» EXERCISE GOAL
Give again only the lines running from the one with "What seaborn and" through the one with "x_range = [2.2, 549.0]", inclusive. Omit every picture.

** BEGIN PROVIDED ENTRIES **

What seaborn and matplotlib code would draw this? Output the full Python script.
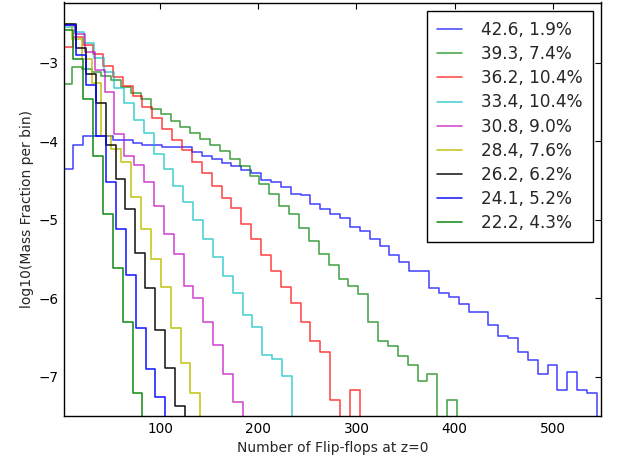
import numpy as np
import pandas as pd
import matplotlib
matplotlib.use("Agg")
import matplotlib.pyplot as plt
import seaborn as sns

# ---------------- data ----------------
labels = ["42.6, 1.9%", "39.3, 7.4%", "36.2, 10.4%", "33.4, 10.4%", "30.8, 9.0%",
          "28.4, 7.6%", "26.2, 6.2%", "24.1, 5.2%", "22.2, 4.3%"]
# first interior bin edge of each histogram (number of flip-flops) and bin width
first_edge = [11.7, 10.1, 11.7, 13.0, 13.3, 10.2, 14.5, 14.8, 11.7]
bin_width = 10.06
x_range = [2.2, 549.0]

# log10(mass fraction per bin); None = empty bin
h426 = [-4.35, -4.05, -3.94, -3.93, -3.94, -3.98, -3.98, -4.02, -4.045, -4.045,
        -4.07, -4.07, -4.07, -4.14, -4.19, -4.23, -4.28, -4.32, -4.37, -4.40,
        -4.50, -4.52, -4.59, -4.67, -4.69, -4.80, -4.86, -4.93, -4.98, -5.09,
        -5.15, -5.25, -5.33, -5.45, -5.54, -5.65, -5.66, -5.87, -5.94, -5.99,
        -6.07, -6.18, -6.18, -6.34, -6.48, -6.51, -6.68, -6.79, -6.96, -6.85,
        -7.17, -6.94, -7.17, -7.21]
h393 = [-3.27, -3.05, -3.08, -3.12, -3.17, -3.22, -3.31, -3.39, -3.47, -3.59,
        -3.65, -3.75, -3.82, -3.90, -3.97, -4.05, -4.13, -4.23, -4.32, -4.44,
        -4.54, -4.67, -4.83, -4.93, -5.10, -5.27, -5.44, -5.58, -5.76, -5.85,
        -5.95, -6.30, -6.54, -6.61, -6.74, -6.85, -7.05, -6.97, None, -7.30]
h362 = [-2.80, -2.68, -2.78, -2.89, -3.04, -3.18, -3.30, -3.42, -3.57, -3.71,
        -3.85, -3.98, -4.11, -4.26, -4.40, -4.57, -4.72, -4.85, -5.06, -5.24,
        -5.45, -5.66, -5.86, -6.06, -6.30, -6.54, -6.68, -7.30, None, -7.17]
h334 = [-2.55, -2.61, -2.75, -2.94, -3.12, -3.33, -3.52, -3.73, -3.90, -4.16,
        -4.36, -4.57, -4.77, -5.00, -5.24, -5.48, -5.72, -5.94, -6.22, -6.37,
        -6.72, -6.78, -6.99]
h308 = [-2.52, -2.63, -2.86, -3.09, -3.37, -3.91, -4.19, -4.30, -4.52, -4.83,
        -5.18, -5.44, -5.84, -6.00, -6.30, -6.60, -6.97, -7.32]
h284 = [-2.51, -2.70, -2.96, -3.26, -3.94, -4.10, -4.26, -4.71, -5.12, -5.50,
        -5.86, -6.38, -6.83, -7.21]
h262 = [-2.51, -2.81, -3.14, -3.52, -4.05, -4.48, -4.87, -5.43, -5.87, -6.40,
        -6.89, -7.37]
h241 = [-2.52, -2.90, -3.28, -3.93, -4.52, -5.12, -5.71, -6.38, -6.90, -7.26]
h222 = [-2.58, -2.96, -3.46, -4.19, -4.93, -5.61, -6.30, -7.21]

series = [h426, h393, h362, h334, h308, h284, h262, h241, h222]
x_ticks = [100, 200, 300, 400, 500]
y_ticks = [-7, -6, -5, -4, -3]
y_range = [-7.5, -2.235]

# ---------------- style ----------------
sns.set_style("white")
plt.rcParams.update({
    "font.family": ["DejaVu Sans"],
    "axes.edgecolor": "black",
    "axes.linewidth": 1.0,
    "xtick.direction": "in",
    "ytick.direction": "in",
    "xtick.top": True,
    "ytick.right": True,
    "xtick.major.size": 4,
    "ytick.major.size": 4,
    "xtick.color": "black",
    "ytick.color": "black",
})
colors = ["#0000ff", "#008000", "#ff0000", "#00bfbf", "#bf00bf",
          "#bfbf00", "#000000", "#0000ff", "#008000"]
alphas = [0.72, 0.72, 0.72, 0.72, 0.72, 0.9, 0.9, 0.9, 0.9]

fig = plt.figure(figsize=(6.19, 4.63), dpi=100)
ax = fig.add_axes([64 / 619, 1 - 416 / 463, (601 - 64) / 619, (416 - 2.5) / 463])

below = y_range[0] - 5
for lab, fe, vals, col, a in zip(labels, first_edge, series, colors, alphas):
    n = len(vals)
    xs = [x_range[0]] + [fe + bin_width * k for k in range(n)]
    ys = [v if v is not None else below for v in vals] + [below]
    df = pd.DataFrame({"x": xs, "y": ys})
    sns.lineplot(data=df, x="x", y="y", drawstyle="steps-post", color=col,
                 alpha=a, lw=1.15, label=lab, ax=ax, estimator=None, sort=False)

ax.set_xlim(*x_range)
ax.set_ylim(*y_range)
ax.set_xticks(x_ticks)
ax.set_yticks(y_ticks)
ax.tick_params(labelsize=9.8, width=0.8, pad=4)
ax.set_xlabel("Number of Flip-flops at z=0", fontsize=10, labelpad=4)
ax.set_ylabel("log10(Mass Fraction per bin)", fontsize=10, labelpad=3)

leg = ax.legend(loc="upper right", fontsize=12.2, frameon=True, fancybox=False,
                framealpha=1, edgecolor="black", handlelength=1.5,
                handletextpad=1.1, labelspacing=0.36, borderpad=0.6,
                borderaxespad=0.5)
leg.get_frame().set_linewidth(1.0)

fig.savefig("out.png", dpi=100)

** END PROVIDED ENTRIES **
** BEGIN PROVIDED ENTRIES **

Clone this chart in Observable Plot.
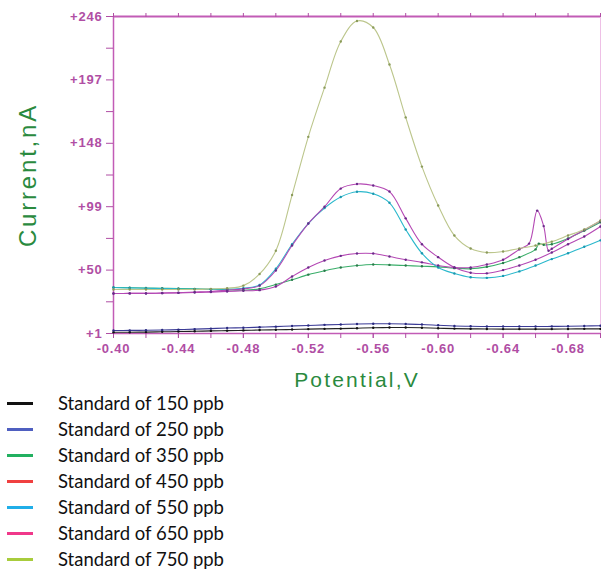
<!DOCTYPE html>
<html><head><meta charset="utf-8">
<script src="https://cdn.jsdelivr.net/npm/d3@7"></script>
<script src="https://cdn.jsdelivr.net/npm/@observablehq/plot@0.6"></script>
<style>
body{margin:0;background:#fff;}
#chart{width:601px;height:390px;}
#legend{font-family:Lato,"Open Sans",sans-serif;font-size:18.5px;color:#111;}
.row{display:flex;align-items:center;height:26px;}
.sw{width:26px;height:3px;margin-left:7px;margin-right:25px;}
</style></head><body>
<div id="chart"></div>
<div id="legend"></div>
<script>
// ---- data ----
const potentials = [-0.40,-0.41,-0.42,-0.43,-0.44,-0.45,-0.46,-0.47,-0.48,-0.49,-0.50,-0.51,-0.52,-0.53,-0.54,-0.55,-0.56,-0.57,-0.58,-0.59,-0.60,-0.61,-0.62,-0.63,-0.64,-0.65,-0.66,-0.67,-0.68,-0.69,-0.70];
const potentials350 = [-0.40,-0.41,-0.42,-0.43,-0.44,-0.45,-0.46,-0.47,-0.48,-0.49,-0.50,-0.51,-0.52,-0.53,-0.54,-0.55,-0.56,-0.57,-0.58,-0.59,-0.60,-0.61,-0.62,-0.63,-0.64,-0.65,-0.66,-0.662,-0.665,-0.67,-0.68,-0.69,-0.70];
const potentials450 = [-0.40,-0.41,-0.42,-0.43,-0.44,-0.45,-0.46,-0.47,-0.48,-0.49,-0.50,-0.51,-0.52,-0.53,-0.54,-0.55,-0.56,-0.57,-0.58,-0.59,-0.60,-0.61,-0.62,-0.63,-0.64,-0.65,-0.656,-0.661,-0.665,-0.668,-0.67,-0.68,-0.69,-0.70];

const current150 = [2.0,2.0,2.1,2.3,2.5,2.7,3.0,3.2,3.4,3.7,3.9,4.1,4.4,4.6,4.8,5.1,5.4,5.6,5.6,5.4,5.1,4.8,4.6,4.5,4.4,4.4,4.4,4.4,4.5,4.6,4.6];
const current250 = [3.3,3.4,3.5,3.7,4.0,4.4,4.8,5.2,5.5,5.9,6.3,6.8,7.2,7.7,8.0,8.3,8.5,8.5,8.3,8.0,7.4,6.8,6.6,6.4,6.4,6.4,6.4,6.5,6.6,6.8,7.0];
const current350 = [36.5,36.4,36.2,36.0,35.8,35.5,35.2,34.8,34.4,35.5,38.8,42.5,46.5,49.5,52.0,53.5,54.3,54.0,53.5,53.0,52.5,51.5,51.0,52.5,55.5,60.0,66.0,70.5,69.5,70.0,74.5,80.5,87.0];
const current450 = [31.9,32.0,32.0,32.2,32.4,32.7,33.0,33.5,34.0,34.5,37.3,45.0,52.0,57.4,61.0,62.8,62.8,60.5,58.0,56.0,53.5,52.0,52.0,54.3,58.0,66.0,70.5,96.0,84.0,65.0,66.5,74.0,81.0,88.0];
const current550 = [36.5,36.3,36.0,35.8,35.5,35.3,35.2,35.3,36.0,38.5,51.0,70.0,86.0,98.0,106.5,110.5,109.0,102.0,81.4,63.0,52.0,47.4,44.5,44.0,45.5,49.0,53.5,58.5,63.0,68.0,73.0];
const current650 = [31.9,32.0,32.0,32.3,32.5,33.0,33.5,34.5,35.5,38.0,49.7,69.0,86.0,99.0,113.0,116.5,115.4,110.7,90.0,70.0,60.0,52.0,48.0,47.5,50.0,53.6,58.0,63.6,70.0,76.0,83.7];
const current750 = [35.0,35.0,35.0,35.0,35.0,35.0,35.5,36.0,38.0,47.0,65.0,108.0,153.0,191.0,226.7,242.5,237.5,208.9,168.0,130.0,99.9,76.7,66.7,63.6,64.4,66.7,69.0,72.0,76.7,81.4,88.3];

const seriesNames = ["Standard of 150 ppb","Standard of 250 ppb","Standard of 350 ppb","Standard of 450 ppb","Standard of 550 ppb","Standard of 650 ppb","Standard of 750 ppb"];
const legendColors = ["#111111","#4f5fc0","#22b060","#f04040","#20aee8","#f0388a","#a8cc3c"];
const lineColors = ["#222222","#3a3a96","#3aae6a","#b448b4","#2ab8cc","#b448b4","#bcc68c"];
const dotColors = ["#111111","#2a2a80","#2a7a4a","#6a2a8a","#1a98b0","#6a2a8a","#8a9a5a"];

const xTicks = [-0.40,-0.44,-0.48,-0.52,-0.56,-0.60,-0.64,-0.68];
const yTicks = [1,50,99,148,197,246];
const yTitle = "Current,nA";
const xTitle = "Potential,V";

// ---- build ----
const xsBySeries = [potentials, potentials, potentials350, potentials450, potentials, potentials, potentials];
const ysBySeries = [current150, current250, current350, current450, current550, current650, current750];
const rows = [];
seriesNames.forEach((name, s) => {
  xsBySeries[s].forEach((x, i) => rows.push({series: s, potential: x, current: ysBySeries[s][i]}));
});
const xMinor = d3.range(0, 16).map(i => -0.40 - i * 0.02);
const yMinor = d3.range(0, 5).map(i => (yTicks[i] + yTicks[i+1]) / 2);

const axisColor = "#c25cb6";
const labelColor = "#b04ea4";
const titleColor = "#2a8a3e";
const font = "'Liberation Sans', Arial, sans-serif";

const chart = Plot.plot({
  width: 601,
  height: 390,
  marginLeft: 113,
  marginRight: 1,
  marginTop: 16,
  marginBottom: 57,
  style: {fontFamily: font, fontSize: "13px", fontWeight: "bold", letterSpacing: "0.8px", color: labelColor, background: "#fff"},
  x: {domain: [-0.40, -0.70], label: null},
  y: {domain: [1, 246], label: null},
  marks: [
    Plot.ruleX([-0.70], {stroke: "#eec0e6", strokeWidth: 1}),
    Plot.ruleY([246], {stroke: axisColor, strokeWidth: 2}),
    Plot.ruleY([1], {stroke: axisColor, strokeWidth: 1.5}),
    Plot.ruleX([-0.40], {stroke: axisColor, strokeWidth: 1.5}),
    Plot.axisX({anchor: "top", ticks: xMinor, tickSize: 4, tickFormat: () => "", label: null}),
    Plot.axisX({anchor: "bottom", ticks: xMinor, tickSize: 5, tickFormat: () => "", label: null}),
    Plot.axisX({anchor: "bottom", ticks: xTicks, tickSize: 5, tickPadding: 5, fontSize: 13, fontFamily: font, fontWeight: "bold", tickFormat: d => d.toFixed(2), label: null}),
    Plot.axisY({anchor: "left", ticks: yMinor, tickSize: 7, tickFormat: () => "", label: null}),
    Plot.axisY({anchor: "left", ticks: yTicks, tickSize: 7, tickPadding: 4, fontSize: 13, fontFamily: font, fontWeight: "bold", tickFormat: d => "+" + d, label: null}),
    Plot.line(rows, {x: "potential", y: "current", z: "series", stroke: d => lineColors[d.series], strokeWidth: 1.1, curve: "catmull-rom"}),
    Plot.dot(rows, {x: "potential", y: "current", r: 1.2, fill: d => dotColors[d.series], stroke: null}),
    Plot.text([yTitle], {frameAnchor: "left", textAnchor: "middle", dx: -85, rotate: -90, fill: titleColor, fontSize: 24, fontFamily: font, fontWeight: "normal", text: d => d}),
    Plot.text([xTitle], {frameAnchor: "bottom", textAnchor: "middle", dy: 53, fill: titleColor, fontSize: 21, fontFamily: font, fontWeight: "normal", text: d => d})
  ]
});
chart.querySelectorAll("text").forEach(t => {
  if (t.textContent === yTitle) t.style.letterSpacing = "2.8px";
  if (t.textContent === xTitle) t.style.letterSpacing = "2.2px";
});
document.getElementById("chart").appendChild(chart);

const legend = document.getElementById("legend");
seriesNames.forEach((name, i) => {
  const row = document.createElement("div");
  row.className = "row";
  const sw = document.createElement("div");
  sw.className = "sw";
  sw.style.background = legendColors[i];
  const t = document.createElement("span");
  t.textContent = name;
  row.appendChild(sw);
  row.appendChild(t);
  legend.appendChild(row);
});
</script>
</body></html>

** END PROVIDED ENTRIES **

» WRITTEN REPLY
What seaborn and matplotlib code would draw this? Output the full Python script.
import numpy as np
import pandas as pd
import matplotlib
matplotlib.use("Agg")
import matplotlib.pyplot as plt
import seaborn as sns

# ---------------- data ----------------
labels = ["42.6, 1.9%", "39.3, 7.4%", "36.2, 10.4%", "33.4, 10.4%", "30.8, 9.0%",
          "28.4, 7.6%", "26.2, 6.2%", "24.1, 5.2%", "22.2, 4.3%"]
# first interior bin edge of each histogram (number of flip-flops) and bin width
first_edge = [11.7, 10.1, 11.7, 13.0, 13.3, 10.2, 14.5, 14.8, 11.7]
bin_width = 10.06
x_range = [2.2, 549.0]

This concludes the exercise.